--- START ---

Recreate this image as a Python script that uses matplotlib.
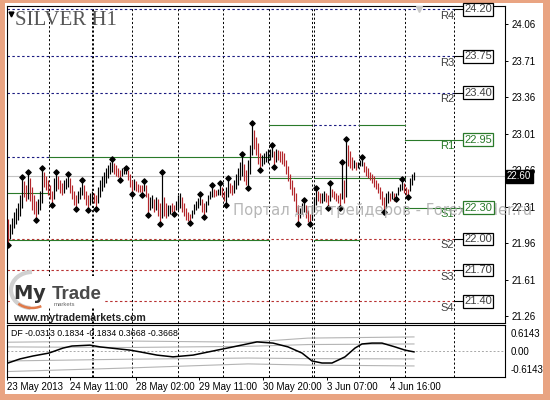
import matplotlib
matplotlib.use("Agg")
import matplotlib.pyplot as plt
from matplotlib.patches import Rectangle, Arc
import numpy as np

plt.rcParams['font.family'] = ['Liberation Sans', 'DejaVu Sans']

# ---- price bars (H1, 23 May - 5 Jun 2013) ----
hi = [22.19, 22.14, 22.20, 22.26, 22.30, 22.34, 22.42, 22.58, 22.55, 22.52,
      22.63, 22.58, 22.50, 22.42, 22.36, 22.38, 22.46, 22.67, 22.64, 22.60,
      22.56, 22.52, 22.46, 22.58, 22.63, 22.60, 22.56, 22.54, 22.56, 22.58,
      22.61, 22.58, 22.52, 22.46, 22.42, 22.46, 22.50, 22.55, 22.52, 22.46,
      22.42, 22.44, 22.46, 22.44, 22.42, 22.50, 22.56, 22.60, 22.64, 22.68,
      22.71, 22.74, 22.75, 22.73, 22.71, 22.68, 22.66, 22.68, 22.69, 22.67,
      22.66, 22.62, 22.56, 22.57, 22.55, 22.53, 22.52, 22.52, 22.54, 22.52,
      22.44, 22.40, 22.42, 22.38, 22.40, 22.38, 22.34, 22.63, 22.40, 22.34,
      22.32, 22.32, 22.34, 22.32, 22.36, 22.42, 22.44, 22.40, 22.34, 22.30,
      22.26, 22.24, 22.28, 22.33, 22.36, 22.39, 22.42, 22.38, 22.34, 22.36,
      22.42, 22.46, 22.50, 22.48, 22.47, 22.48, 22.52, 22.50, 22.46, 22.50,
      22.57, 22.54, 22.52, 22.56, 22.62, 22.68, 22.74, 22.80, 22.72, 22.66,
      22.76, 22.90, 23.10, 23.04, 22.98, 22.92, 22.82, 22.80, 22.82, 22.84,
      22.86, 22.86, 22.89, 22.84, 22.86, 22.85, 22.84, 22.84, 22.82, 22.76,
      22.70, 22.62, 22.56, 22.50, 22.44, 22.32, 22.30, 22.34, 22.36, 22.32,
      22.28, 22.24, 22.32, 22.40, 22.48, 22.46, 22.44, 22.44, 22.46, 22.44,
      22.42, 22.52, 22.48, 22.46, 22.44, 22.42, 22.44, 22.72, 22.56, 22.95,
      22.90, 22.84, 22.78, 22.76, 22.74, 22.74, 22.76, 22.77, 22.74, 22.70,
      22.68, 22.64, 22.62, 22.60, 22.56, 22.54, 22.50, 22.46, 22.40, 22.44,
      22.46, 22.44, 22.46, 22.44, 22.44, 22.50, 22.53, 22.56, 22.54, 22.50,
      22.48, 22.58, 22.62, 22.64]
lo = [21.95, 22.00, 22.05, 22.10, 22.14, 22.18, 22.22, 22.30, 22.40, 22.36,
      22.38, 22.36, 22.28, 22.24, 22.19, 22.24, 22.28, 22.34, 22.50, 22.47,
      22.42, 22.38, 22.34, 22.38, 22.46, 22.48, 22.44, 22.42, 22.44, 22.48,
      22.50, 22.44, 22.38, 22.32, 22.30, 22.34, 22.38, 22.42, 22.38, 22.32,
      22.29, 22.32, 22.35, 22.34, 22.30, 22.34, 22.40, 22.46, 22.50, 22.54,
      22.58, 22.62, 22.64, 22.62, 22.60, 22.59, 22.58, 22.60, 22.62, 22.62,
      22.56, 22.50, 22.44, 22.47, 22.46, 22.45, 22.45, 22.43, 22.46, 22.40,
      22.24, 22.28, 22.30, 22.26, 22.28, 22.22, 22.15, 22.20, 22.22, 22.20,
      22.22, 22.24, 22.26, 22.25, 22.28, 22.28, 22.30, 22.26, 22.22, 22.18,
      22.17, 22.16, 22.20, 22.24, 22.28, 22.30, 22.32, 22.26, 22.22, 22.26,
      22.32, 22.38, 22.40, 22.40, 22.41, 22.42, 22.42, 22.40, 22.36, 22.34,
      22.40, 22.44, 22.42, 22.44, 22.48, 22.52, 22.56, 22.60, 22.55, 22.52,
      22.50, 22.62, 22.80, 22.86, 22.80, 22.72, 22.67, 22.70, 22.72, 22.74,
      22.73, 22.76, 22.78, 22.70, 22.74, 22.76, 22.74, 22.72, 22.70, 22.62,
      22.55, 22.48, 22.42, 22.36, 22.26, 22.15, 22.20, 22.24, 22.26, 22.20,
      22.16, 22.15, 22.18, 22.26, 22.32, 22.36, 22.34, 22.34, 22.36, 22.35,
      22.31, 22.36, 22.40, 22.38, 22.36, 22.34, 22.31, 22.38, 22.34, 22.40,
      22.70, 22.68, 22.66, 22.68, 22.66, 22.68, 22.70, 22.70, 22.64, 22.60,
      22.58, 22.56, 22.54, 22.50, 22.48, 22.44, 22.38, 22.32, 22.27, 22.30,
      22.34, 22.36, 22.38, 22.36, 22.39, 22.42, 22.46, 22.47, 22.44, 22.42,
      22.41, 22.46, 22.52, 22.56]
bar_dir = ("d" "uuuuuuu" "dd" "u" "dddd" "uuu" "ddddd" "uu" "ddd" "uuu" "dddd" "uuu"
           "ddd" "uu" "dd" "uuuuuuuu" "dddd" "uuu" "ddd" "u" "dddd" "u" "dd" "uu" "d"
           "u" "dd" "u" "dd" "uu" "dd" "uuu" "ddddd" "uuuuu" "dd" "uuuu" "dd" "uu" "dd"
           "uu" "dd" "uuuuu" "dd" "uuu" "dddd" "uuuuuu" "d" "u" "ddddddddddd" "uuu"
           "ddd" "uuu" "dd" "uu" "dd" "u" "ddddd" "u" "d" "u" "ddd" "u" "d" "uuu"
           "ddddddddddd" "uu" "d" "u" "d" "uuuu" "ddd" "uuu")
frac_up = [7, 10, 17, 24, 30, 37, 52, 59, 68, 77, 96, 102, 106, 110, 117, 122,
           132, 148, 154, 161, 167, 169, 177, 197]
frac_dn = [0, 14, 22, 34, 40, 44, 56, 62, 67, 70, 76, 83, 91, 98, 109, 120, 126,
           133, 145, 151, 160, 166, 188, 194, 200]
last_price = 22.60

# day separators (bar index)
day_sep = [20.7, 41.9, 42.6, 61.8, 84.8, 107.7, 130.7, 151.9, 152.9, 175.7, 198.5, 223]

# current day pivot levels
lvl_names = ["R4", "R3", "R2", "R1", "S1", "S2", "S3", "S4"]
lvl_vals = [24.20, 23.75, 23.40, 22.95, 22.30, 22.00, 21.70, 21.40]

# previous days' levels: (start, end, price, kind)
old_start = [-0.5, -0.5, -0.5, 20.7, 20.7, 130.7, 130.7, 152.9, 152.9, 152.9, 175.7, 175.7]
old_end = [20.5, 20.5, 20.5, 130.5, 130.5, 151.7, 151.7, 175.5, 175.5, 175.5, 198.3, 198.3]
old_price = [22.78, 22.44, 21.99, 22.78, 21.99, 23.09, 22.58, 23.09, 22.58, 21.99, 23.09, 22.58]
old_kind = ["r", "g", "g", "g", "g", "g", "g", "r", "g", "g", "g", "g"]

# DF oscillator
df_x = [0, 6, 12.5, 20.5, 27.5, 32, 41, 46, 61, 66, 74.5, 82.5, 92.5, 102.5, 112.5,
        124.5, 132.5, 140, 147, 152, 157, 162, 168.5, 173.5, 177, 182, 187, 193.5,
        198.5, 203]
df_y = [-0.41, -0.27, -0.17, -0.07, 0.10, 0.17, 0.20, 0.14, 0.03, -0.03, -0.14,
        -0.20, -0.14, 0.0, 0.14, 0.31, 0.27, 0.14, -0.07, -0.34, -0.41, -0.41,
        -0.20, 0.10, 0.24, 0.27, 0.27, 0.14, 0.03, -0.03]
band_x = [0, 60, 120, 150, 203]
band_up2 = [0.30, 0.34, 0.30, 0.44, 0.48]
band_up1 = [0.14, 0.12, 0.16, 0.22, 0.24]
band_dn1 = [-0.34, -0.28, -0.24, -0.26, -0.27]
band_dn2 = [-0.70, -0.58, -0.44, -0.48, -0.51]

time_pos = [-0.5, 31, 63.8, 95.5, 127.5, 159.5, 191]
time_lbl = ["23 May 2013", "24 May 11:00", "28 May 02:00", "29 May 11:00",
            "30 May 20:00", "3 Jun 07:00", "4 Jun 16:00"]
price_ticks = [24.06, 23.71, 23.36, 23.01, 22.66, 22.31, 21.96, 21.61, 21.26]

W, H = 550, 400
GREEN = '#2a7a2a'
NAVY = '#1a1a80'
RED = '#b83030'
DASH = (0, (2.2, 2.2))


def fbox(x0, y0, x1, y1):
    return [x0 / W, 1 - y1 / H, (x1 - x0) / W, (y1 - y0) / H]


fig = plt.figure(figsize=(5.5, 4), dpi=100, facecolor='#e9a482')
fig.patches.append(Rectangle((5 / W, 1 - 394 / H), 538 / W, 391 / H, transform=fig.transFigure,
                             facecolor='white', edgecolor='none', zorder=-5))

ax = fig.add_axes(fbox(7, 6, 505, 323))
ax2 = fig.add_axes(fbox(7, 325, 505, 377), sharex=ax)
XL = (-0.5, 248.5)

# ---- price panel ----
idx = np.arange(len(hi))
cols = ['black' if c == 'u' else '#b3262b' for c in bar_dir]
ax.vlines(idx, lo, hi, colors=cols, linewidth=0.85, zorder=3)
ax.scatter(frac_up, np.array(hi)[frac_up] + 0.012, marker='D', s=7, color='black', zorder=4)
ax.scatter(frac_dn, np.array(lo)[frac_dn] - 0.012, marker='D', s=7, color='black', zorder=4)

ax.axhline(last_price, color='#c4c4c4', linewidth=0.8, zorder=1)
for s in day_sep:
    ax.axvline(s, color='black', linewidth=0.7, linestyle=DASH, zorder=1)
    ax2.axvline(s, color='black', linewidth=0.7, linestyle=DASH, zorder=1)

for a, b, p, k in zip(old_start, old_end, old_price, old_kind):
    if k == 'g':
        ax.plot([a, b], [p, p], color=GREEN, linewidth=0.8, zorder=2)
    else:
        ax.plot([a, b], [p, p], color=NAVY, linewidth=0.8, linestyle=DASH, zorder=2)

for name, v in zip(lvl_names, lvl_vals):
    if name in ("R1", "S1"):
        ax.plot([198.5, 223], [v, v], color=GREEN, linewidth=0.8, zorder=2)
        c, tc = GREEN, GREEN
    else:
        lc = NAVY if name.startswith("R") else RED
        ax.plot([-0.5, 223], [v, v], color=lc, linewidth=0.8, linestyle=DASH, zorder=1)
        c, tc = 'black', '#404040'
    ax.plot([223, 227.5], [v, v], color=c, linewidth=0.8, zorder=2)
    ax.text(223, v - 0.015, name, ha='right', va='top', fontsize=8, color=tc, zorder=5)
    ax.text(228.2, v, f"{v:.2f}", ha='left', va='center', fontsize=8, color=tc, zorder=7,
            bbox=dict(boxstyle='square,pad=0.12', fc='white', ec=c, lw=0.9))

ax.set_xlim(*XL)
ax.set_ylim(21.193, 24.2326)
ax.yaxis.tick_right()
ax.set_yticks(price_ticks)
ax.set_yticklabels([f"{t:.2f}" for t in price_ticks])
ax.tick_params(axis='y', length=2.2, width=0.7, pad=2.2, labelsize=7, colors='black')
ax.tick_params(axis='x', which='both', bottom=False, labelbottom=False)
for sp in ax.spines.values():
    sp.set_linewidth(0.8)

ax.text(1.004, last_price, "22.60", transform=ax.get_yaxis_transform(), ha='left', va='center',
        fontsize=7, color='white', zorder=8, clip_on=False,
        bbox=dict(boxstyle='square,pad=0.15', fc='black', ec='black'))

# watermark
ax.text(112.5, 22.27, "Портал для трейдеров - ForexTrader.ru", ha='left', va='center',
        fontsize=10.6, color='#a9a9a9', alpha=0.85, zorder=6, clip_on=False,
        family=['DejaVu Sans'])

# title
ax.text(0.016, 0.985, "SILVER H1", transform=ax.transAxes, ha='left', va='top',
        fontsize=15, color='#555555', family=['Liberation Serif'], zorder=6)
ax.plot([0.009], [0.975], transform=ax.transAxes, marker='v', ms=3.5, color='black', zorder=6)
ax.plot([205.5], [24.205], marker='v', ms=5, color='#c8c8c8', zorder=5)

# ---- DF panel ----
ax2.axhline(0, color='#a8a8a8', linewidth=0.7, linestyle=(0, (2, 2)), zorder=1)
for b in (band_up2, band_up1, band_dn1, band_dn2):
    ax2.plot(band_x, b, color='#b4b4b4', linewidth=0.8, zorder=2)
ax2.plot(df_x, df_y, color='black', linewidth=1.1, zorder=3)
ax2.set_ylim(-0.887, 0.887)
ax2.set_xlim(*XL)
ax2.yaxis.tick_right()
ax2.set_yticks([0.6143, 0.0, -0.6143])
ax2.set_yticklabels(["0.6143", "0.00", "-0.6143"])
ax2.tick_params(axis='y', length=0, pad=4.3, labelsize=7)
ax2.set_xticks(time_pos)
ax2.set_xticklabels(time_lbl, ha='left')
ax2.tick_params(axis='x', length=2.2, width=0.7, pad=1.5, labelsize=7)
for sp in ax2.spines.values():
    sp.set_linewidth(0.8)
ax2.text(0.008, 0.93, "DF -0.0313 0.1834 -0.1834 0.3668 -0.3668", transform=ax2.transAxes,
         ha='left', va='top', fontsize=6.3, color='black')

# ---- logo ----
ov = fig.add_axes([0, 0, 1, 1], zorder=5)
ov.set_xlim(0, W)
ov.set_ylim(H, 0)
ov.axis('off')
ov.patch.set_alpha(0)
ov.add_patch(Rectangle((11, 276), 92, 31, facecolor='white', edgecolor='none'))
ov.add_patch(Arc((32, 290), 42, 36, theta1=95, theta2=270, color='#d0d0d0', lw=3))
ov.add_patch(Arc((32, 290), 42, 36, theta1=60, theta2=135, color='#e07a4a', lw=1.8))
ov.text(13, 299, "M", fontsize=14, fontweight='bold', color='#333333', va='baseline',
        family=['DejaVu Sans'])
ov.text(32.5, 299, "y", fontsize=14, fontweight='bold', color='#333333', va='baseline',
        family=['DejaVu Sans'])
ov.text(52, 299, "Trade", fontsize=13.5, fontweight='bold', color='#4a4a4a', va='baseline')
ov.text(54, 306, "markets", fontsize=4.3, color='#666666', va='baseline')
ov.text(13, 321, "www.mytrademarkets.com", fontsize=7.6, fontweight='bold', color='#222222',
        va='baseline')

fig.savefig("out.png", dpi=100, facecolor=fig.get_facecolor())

--- END ---

The exercise: Would you reproduce the lines above, from the very first through the line containing "plt.rcParams['font.family'] = ['Liberation", exactly and without the pictures?

Reply:
Recreate this image as a Python script that uses matplotlib.
import matplotlib
matplotlib.use("Agg")
import matplotlib.pyplot as plt
from matplotlib.patches import Rectangle, Arc
import numpy as np

plt.rcParams['font.family'] = ['Liberation Sans', 'DejaVu Sans']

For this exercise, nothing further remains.